Written task: Quote verbatim the span of lines that begins the listing below and closes with the line containing "from bokeh.resources import INLINE".

Source material:

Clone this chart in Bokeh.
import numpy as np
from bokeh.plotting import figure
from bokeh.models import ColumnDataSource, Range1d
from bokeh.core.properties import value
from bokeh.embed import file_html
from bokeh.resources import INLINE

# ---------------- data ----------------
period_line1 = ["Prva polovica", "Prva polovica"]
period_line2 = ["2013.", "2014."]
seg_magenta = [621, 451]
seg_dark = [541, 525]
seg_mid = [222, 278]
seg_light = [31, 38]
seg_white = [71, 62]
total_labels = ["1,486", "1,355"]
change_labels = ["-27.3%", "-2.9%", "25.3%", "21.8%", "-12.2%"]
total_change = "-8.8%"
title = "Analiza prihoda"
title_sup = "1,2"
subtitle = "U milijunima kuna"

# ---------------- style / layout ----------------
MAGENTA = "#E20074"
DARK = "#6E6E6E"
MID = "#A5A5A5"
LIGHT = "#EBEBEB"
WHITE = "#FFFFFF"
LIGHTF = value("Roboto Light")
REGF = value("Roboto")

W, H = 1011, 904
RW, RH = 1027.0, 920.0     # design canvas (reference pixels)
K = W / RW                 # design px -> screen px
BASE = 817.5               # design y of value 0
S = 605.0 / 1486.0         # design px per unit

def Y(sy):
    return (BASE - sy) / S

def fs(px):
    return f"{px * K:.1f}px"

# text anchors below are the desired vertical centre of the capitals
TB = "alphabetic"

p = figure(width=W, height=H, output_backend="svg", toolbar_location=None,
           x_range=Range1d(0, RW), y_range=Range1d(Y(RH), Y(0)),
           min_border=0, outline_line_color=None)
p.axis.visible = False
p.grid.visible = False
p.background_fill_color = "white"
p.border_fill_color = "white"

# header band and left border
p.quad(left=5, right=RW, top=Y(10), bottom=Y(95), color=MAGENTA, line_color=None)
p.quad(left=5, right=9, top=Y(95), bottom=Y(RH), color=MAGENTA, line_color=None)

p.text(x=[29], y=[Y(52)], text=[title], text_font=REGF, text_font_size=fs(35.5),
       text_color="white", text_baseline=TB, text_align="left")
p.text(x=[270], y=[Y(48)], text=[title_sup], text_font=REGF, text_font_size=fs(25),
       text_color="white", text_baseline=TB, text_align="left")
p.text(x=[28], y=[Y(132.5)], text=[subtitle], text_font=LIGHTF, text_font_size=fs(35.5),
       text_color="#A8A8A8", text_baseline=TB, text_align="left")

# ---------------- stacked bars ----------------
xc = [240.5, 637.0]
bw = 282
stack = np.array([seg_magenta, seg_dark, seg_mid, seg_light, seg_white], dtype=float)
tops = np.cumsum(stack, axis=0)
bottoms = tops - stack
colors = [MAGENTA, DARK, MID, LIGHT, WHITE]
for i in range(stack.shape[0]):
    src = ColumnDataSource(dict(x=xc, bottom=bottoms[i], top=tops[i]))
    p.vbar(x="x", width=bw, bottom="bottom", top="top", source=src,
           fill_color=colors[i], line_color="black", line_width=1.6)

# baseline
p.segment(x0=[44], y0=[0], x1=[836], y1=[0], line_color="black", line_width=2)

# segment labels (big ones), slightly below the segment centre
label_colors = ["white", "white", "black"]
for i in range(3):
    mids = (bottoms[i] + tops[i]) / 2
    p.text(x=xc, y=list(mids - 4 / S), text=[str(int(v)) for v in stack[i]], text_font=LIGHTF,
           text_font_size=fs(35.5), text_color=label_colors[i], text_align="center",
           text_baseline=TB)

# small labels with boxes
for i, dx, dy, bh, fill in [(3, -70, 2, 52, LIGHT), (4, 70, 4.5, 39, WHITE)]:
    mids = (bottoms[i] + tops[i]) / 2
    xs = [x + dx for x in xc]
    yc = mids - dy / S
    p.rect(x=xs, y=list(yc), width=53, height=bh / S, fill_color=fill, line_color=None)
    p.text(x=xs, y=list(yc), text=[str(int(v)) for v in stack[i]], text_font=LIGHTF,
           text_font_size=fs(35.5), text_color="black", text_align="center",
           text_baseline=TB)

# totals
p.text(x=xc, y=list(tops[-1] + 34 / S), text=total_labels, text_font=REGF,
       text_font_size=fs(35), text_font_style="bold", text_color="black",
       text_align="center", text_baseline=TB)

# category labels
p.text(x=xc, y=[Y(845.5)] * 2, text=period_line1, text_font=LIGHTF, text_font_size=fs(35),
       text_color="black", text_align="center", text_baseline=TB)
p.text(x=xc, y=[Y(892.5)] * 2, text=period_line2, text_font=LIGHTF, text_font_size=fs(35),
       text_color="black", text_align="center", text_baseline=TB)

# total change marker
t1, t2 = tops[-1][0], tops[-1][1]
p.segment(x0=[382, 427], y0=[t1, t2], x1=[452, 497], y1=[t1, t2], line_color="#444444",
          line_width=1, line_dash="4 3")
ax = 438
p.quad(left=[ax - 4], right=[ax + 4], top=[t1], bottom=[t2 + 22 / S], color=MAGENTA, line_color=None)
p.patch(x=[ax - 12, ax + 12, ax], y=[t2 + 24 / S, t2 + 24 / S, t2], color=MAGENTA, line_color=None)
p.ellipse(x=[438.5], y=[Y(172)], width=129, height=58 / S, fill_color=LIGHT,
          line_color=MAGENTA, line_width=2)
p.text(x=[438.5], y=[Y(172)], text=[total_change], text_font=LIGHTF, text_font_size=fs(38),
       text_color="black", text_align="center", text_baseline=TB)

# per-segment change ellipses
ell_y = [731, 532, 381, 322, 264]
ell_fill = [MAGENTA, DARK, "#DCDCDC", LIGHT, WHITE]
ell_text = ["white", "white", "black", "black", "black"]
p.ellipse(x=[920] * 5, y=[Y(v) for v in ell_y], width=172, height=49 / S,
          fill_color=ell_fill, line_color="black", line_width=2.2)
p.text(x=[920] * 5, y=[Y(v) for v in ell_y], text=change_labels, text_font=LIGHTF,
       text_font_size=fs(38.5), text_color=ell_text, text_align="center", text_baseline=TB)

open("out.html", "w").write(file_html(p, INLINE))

Full output:
Clone this chart in Bokeh.
import numpy as np
from bokeh.plotting import figure
from bokeh.models import ColumnDataSource, Range1d
from bokeh.core.properties import value
from bokeh.embed import file_html
from bokeh.resources import INLINE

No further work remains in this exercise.